Menos apregoado, mas possivelmente presente nas mentes dos que deploram a explosão de subsídios, é um raciocínio ao estilo Stanislaw Ponte Preta: “restaure-se a moralidade ou locupletemo-nos todos”. Ou seja, na impossibilidade de acabar com o “cercadinho vip” que protege os consumidores do Ambiente de Contratação Livre (ACL) dos custos sistêmicos arcados pelos consumidores do Ambiente de Contratação Regulada (ACR), que se permita a livre migração do ACR para o ACL.

Se todos migrassem, os custos sistêmicos teriam que ser melhor alocados e o problema estaria resolvido. Porém, é razoável supor que isso não ocorrerá. Primeiro, porque a experiência internacional mostra que muitos consumidores cativos preferem se manter como estão para evitar uma desnecessária relação com o comercializador varejista. Segundo, porque os consumidores com crédito duvidoso terão dificuldade de achar quem lhes queira vender energia.

Como agravante, é provável que os comercializadores varejistas passem a atuar como substitutos tributários, em lugar das distribuidoras. Nessa condição, terão que recolher o imposto estadual (atualmente ICMS) correspondente à venda de energia para seus clientes no faturamento e não no recebimento. Portanto, tudo indica que os comercializadores varejistas serão duramente penalizados pela inadimplência, como hoje as distribuidoras já o são.

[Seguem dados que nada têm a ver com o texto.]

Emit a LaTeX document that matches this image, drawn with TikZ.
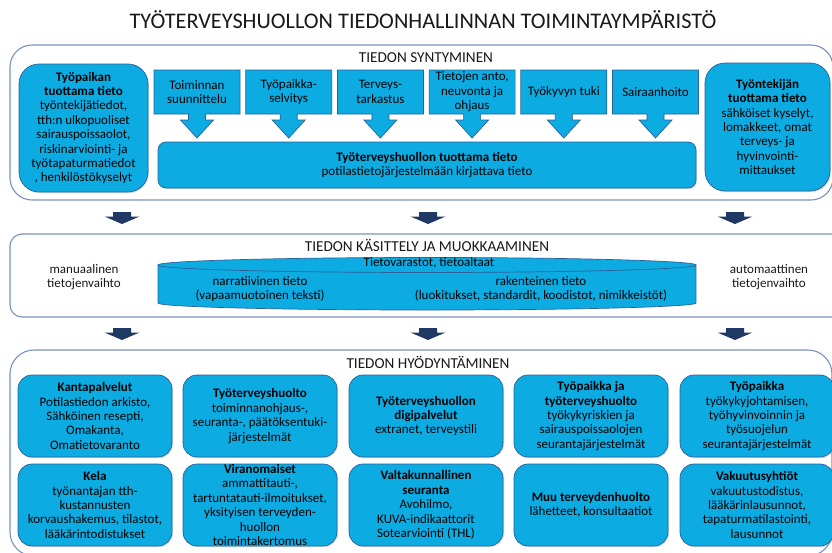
\documentclass[tikz,border=0pt]{standalone}
\usepackage{fontspec}
\setmainfont{Carlito}
\usetikzlibrary{shadows}
\definecolor{boxfill}{RGB}{12,172,226}
\definecolor{boxline}{RGB}{45,95,155}
\definecolor{frameline}{RGB}{120,145,190}
\definecolor{darkarrow}{RGB}{31,56,100}
\definecolor{titletext}{RGB}{25,25,25}
\newcommand\boxtxt{\fontsize{13}{14.4}\selectfont}
\newcommand\calloutbox[3]{%
  \draw[callbox] (#1-43,70) -- (#1+43,70) -- (#1+43,114) -- (#1+8.5,114) -- (#1+8.5,120) -- (#1+16.5,120) -- (#1,138) -- (#1-16.5,120) -- (#1-8.5,120) -- (#1-8.5,114) -- (#1-43,114) -- cycle;
  \node[boxtext] (#2) at (#1,92) {#3};}
\newcommand\fatarrow[2]{%
  \fill[darkarrow] (#1-9,#2) -- (#1+9,#2) -- (#1+9,#2+4.5) -- (#1+17.5,#2+4.5) -- (#1,#2+12) -- (#1-17.5,#2+4.5) -- (#1-9,#2+4.5) -- cycle;}
\begin{document}
\begin{tikzpicture}[x=1pt,y=-1pt,
  frame/.style={draw=frameline, line width=1.1pt, fill=white},
  bluebox/.style={draw=boxline, fill=boxfill, line width=0.7pt, align=center, inner sep=0pt, font=\boxtxt,
     drop shadow={shadow xshift=1pt, shadow yshift=-1.2pt, opacity=0.25}},
  callbox/.style={draw=boxline, fill=boxfill, line width=0.7pt},
  boxtext/.style={align=center, inner sep=0pt, font=\boxtxt},
  plaintext/.style={align=center, inner sep=0pt, font=\boxtxt, text=titletext},
  sectitle/.style={inner sep=0pt, font=\fontsize{15.2}{17}\selectfont, text=titletext},
  gridbox/.style={bluebox, rounded corners=14pt, minimum width=154pt, minimum height=82pt},
]
\useasboundingbox (0,0) rectangle (832,552);
\clip (0,0) rectangle (832,552);
\fill[white] (0,0) rectangle (832,552);

% main title
\node[inner sep=0pt, font=\fontsize{22.3}{24}\selectfont, text=titletext] (title) at (423,20) {TYÖTERVEYSHUOLLON TIEDONHALLINNAN TOIMINTAYMPÄRISTÖ};

% ---------- section 1 ----------
\draw[frame, rounded corners=22pt] (10,45) rectangle (833,200);
\node[sectitle] (t1) at (426,58) {TIEDON SYNTYMINEN};

\node[bluebox, rounded corners=20pt, minimum width=129pt, minimum height=128pt] (tyopaikka) at (83.5,128)
  {\textbf{Työpaikan}\\\textbf{tuottama tieto}\\työntekijätiedot,\\tth:n ulkopuoliset\\sairauspoissaolot,\\riskinarviointi- ja\\työtapaturmatiedot\\, henkilöstökyselyt};
\node[bluebox, rounded corners=20pt, minimum width=125pt, minimum height=128pt] (tyontekija) at (767.5,127)
  {\textbf{Työntekijän}\\\textbf{tuottama tieto}\\sähköiset kyselyt,\\lomakkeet, omat\\terveys- ja\\hyvinvointi-\\mittaukset};

\calloutbox{197}{c1}{Toiminnan\\suunnittelu}
\calloutbox{288.7}{c2}{Työpaikka-\\selvitys}
\calloutbox{380.4}{c3}{Terveys-\\tarkastus}
\calloutbox{472.1}{c4}{Tietojen anto,\\neuvonta ja\\ohjaus}
\calloutbox{563.8}{c5}{Työkyvyn tuki}
\calloutbox{655.5}{c6}{Sairaanhoito}

\node[bluebox, rounded corners=8pt, minimum width=538pt, minimum height=46pt] (tth) at (427,165)
  {\textbf{Työterveyshuollon tuottama tieto}\\potilastietojärjestelmään kirjattava tieto};

% arrows 1 -> 2
\fatarrow{122}{212}
\fatarrow{428}{212}
\fatarrow{735}{212}

% ---------- section 2 ----------
\draw[frame, rounded corners=12pt] (10,234) rectangle (845,317);
\node[sectitle] (t2) at (427,245) {TIEDON KÄSITTELY JA MUOKKAAMINEN};

% cylinder
\fill[boxfill] (158,265) rectangle (696,303);
\fill[boxfill] (427,303) ellipse [x radius=269pt, y radius=7pt];
\draw[boxline, line width=0.7pt] (158,265) -- (158,303) arc[start angle=180, end angle=360, x radius=269pt, y radius=7pt] -- (696,265);
\draw[boxline, fill=boxfill, line width=0.7pt] (427,265) ellipse [x radius=269pt, y radius=7.5pt];
\node[boxtext] (varasto) at (429,263) {Tietovarastot, tietoaltaat};
\node[boxtext] (narr) at (260,289) {narratiivinen tieto\\(vapaamuotoinen teksti)};
\node[boxtext] (rak) at (541,289) {rakenteinen tieto\\(luokitukset, standardit, koodistot, nimikkeistöt)};

\node[plaintext] (manual) at (84,277) {manuaalinen\\tietojenvaihto};
\node[plaintext] (auto) at (769,277) {automaattinen\\tietojenvaihto};

% arrows 2 -> 3
\fatarrow{122}{328}
\fatarrow{428}{328}
\fatarrow{735}{328}

% ---------- section 3 ----------
\draw[frame, rounded corners=24pt] (10,350) rectangle (832,556);
\node[sectitle] (t3) at (428,362) {TIEDON HYÖDYNTÄMINEN};

\node[gridbox] (kanta) at (95,416)
  {\textbf{Kantapalvelut}\\Potilastiedon arkisto,\\Sähköinen resepti,\\Omakanta,\\Omatietovaranto};
\node[gridbox] (tthuolto) at (260,416)
  {\textbf{Työterveyshuolto}\\toiminnanohjaus-,\\seuranta-, päätöksentuki-\\järjestelmät};
\node[gridbox] (digi) at (426,416)
  {\textbf{Työterveyshuollon}\\\textbf{digipalvelut}\\extranet, terveystili};
\node[gridbox] (tpjatth) at (591,416)
  {\textbf{Työpaikka ja}\\\textbf{työterveyshuolto}\\työkykyriskien ja\\sairauspoissaolojen\\seurantajärjestelmät};
\node[gridbox] (tp) at (757,416)
  {\textbf{Työpaikka}\\työkykyjohtamisen,\\työhyvinvoinnin ja\\työsuojelun\\seurantajärjestelmät};

\node[gridbox] (kela) at (95,505)
  {\textbf{Kela}\\työnantajan tth-\\kustannusten\\korvaushakemus, tilastot,\\lääkärintodistukset};
\node[gridbox] (viran) at (260,505)
  {\textbf{Viranomaiset}\\ammattitauti-,\\tartuntatauti-ilmoitukset,\\yksityisen terveyden-\\huollon\\toimintakertomus};
\node[gridbox] (valta) at (426,505)
  {\textbf{Valtakunnallinen}\\\textbf{seuranta}\\Avohilmo,\\KUVA-indikaattorit\\Sotearviointi (THL)};
\node[gridbox] (muu) at (591,505)
  {\textbf{Muu terveydenhuolto}\\lähetteet, konsultaatiot};
\node[gridbox] (vakuutus) at (757,505)
  {\textbf{Vakuutusyhtiöt}\\vakuutustodistus,\\lääkärinlausunnot,\\tapaturmatilastointi,\\lausunnot};
\end{tikzpicture}
\end{document}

A distribuidora de eletricidade continuará responsável por comprar energia para abastecimento dos não migrantes e para cobrir o furto. Nesse sentido nada muda. Porém, é razoável supor que permanecerão cativos os consumidores que em média tenham menor poder aquisitivo. Até porque os mais abastados serão assediados pelos comercializadores varejistas.

Se assim for, as dificuldades que as distribuidoras já enfrentam para controlar a inadimplência e o furto se intensificarão, acelerando a “espiral da morte”. Terão que ser de alguma forma compensadas para evitar o colapso. Quem pagará?

Os consumidores cativos que migrarem para o ambiente livre estarão sujeitos a eventuais descumprimentos contratuais por parte dos comercializadores varejistas. Para evitar que fiquem sem acesso à energia, o Projeto de Conversão da Medida  Provisória 1304/2025 (PCMP) prevê a criação do Supridor de Última Instância – SUI, que será responsável por garantir o fornecimento de energia aos consumidores do mercado livre em situações emergenciais, como o default do comercializador varejista.

O SUI será autorizado e fiscalizado pela Aneel, que também definirá os critérios para atuação, prazos e custos envolvidos. O PCMP estabelece que o Governo Federal (e não a Aneel) deve regulamentar quem será o responsável pela prestação do serviço. Está apenas decidido que o  custo da operação do SUI será compartilhado entre os agentes do mercado livre. Ainda bem!

Há ainda que se definir quem ficará responsável pela medição do consumo e como o comercializador varejista irá remunerar a distribuidora pelos serviços de emissão do TOI (Termo de Ocorrência e Inspeção) e de corte e religa dos consumidores livres que se tornem inadimplentes. Já as desconexões da rede por furto continuarão a ser custeadas pela distribuidora, como ocorre atualmente.

Compartilho essas minhas inquietudes porque dou mais importância ao risco de aceleração da “espiral da morte” do que à “liberdade de escolha”. Mas torço para que algum leitor piedoso me convença que estou errado e que sim, a abertura do mercado de baixa tensão será providência segura e relevante para recolocar o setor elétrico nos trilhos. Nessa hipótese, acertarei  o passo com o batalhão.